Maka sangat wajar saja jika Soeharto demikian memperhitungkan keberadaan Cak Nur, khususnya menjelang demo mahasiswa 1998 lalu. Namun seiring wafatnya beliau, roh ’oposisi loyal’ pun tak lagi terdengar.

Kita harus akui dari berbagai bentuk oposisi yang dibangun, yang lebih kentara keberhasilannya adalah oposisi menjelang Pemilu Thn.1955 , terbukti Pemilu itupun berlangsung bersih dan elegan.Sayang sedikit data mengenai siapa yang berada dibelakangnya; apakah para partai Islam, TNI-AD atau siapa?

Era Orde Baru, pengusung oposisi ibarat katak dalam tempurung, atau burung dalam sangkar berduri. Yang ber-oposisi hanya dalam bentuk seminar, kajian-kajian dsb. Tidak langsung berani ’berhadapan dilapangan. Kalau pun ada satu dua sekelas Sri Bintang Pamungkas, itu pun gemanya sangat temporer atau lebih tepatnya ’tidak punya kekuatan full, sehingga yang merasakan hanyalah komunitasnya sendiri.

PDIP-Partai Demokrasi Indonesia Perjuangan pimpinan Hj.Megawati SP cukup ’cerdas’, khususnya pasca Pilpres 2004 lalu, mungkin sebagian dari kita pun awalnya merasa aneh saat PDIP mengikrarkan menjadi partai oposisi (opposition party).

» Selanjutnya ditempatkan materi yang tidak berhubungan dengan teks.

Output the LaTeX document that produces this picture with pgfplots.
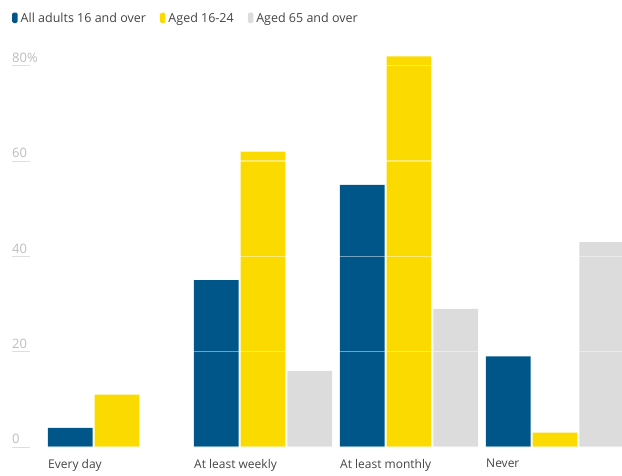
\documentclass[border=0pt]{standalone}
\usepackage{pgfplots}
\pgfplotsset{compat=1.18}
\usepackage{fontspec}
\setmainfont{Open Sans}
\definecolor{gblue}{HTML}{005689}
\definecolor{gyellow}{HTML}{FBDA00}
\definecolor{ggray}{HTML}{DCDCDC}
\definecolor{gtick}{HTML}{BDBDBD}
\definecolor{gtext}{HTML}{444444}
\pgfplotsset{
  gbar/.style={ybar, bar width=44.7, draw=none,
    legend image code/.code={\fill[##1, rounded corners=1.5pt] (0pt,-5pt) rectangle (5.5pt,5.5pt);}},
}

\begin{document}
\begin{tikzpicture}[x=1pt,y=1pt]
\useasboundingbox (0,0) rectangle (622,475);
\begin{axis}[
  at={(12pt,28pt)}, anchor=south west,
  scale only axis, width=610pt, height=405pt,
  xmin=12, xmax=622, ymin=0, ymax=85,
  axis line style={draw=none},
  axis on top,
  ymajorgrids,
  grid style={white, opacity=0.45, line width=1.3pt},
  ytick={0,20,40,60,80},
  yticklabels={0,20,40,60,80\%},
  ytick pos=left,
  yticklabel style={anchor=south west, inner sep=0pt, xshift=0pt, yshift=3pt,
    text=gtick, font=\fontsize{13}{13}\selectfont},
  ytick align=inside,
  major tick length=18pt,
  ytick style={draw=gtick!50, line width=0.8pt},
  xtick={48,194,340,486},
  xticklabels={Every day, At least weekly, At least monthly, Never},
  xtick style={draw=none},
  xticklabel style={anchor=north west, inner sep=0pt, yshift=-12pt,
    text=gtext, font=\fontsize{12}{12}\selectfont},
  legend columns=-1,
  legend style={at={(0,1)}, anchor=west, xshift=-3pt, yshift=24pt,
    draw=none, fill=none, text=gtext, font=\fontsize{12.5}{12.5}\selectfont,
    /tikz/every odd column/.append style={column sep=1pt},
    /tikz/every even column/.append style={column sep=12pt}},
]
\addplot[gbar, bar shift=-46.7, fill=gblue]
  coordinates {(117,4) (263,35) (409,55) (555,19)};
\addlegendentry{All adults 16 and over}
\addplot[gbar, bar shift=0, fill=gyellow]
  coordinates {(117,11) (263,62) (409,82) (555,3)};
\addlegendentry{Aged 16-24}
\addplot[gbar, bar shift=46.7, fill=ggray]
  coordinates {(263,16) (409,29) (555,43)};
\addlegendentry{Aged 65 and over}
\end{axis}
\end{tikzpicture}
\end{document}
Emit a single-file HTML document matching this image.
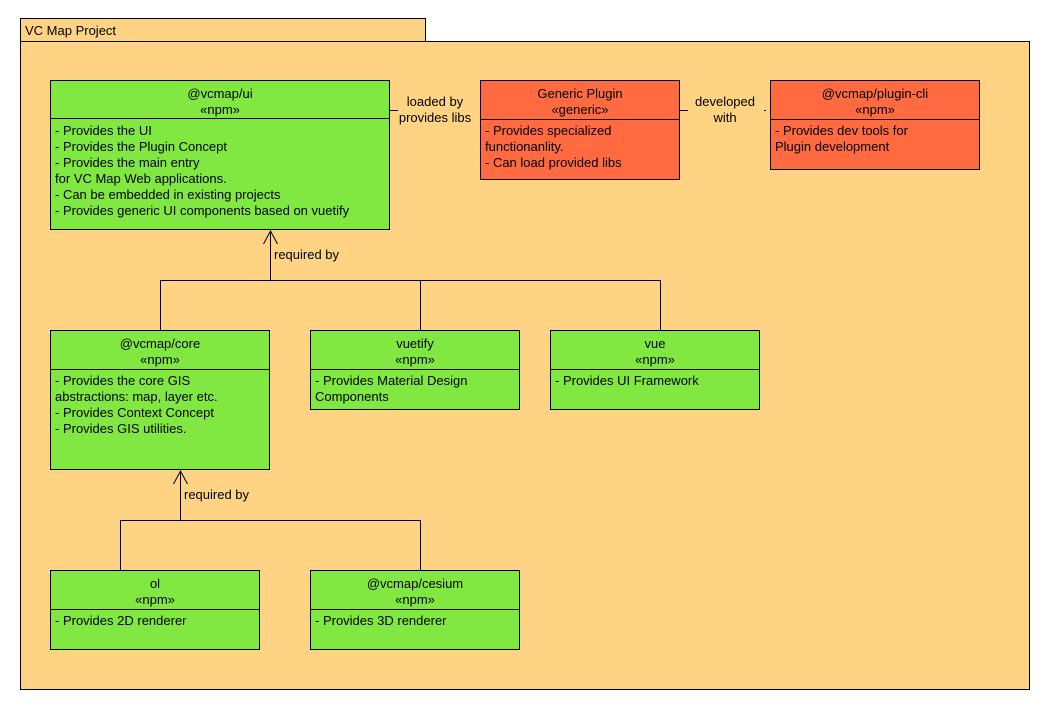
<!DOCTYPE html>
<html><head><meta charset="utf-8"><style>
html,body{margin:0;padding:0;background:#fff;}
svg{display:block;}
text{font-family:"Liberation Sans",Arial,sans-serif;font-size:13px;fill:#000;}
</style></head><body>
<svg width="1050" height="710" viewBox="0 0 1050 710" xmlns="http://www.w3.org/2000/svg">
<g stroke="#000" stroke-width="1" shape-rendering="crispEdges">
<rect x="20.5" y="18.5" width="405" height="23" fill="#FFD384"/>
<rect x="20.5" y="41.5" width="1009" height="648" fill="#FFD384"/>
</g>
<text x="25" y="35">VC Map Project</text>

<!-- connectors -->
<g stroke="#000" fill="none" shape-rendering="crispEdges">
<path d="M270.5 231 V280.5 M160.5 280.5 H660.5 M160.5 280 V330 M420.5 280 V330 M660.5 280 V330"/>
<path d="M180.5 471 V520.5 M120.5 520.5 H420.5 M120.5 520 V570 M420.5 520 V570"/>
<path d="M390 110.5 H480 M680 110.5 H770" stroke-dasharray="8,5"/>
</g>
<path d="M263.5 244 L270.5 231 L277.5 244 M173.5 484 L180.5 471 L187.5 484" stroke="#000" fill="none"/>
<rect x="398" y="96" width="78" height="30" fill="#FFD384"/>
<rect x="688" y="96" width="76" height="30" fill="#FFD384"/>
<text x="435" y="106" text-anchor="middle">loaded by</text>
<text x="435" y="122" text-anchor="middle">provides libs</text>
<text x="725" y="106" text-anchor="middle">developed</text>
<text x="725" y="122" text-anchor="middle">with</text>
<text x="274" y="259">required by</text>
<text x="184" y="499">required by</text>

<g stroke="#000" shape-rendering="crispEdges">
<rect x="50.5" y="80.5" width="339" height="149" fill="#80E840"/><path d="M50 118.5 H390"/>
<rect x="480.5" y="80.5" width="199" height="99" fill="#FF6A40"/><path d="M480 119.5 H680"/>
<rect x="770.5" y="80.5" width="209" height="89" fill="#FF6A40"/><path d="M770 119.5 H980"/>
<rect x="50.5" y="330.5" width="219" height="139" fill="#80E840"/><path d="M50 369.5 H270"/>
<rect x="310.5" y="330.5" width="209" height="79" fill="#80E840"/><path d="M310 369.5 H520"/>
<rect x="550.5" y="330.5" width="209" height="79" fill="#80E840"/><path d="M550 369.5 H760"/>
<rect x="50.5" y="570.5" width="209" height="79" fill="#80E840"/><path d="M50 609.5 H260"/>
<rect x="310.5" y="570.5" width="209" height="79" fill="#80E840"/><path d="M310 609.5 H520"/>
</g>

<g text-anchor="middle">
<text x="220" y="98">@vcmap/ui</text><text x="220" y="114">«npm»</text>
<text x="580" y="98">Generic Plugin</text><text x="580" y="114">«generic»</text>
<text x="875" y="98">@vcmap/plugin-cli</text><text x="875" y="114">«npm»</text>
<text x="160" y="348">@vcmap/core</text><text x="160" y="364">«npm»</text>
<text x="415" y="348">vuetify</text><text x="415" y="364">«npm»</text>
<text x="655" y="348">vue</text><text x="655" y="364">«npm»</text>
<text x="155" y="588">ol</text><text x="155" y="604">«npm»</text>
<text x="415" y="588">@vcmap/cesium</text><text x="415" y="604">«npm»</text>
</g>

<text x="55" y="135">- Provides the UI</text>
<text x="55" y="151">- Provides the Plugin Concept</text>
<text x="55" y="167">- Provides the main entry</text>
<text x="55" y="183">for VC Map Web applications.</text>
<text x="55" y="199">- Can be embedded in existing projects</text>
<text x="55" y="215">- Provides generic UI components based on vuetify</text>

<text x="485" y="135">- Provides specialized</text>
<text x="485" y="151">functionanlity.</text>
<text x="485" y="167">- Can load provided libs</text>

<text x="775" y="135">- Provides dev tools for</text>
<text x="775" y="151">Plugin development</text>

<text x="55" y="385">- Provides the core GIS</text>
<text x="55" y="401">abstractions: map, layer etc.</text>
<text x="55" y="417">- Provides Context Concept</text>
<text x="55" y="433">- Provides GIS utilities.</text>

<text x="315" y="385">- Provides Material Design</text>
<text x="315" y="401">Components</text>

<text x="555" y="385">- Provides UI Framework</text>

<text x="55" y="625">- Provides 2D renderer</text>
<text x="315" y="625">- Provides 3D renderer</text>
</svg>
</body></html>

Apapun, PDIP cukup menjadi bagian perjalanan demokrasi kita, penyeimbang sekaligus mengantisipasi kemungkinan terciptanya pemerintahan otoriter. Banyak kebijakan pemerintah yang kemudian dikritisi, entah berhasil atau tidak namun kinerja PDIP demikian solid.

Apalagi menjelang Pileg Maret 2009 dan Pra-Pilpres 2009, PDIP demikian ’total’ untuk turun-gelanggang mengkritisi kinerja KPU; jadwal Pileg, DPT, dsb.
Awalnya juga sebagian dari kita masih melihat PDIP sebelah-mata. Namun pasca Pilpres 2009, terasa apa yang kita anggap selama ini PDIP dengan sebelah-mata menjadi ’semua-mata.
Kalaupun Golkar tetap kemudian dijalur ’plat merah’, namun PDIP akan tetap menjadi oposisi abadi. Kecuali jika perolehan suara PDIP ’secara ’ ajaib mampu menyusul angka pencapaian SBY-Budiono. Maka otomatis gelar oposisi ini gugur.

Pilpres 2009 telah berlalu, masih adakah ’oposisi’ lain, selain PDIP?, rupanya masih ada!, terbukti Gusdur bersama mantan KSAL Slamet Soebijanto, mantan anggota DPR RI periode 1992-2004 Amin Aryoso, pemuka agama dan mantan anggota DPR Munawwar, dan Mantan Ketum PB HMI Shaleh Khalid berteriak lantang bahwa Pilpres 2009 lalu sarat kecurangan. Mereka juga mengkritisi kinerja KPU sehingga timbul kekisruhan DPT diberbagai daerah.

Oposisi syah saja jika ia sendiri tidak mencederai hukum dan norma yg ada, tidak anarkis, namun sampaikan dengan fakta dan data.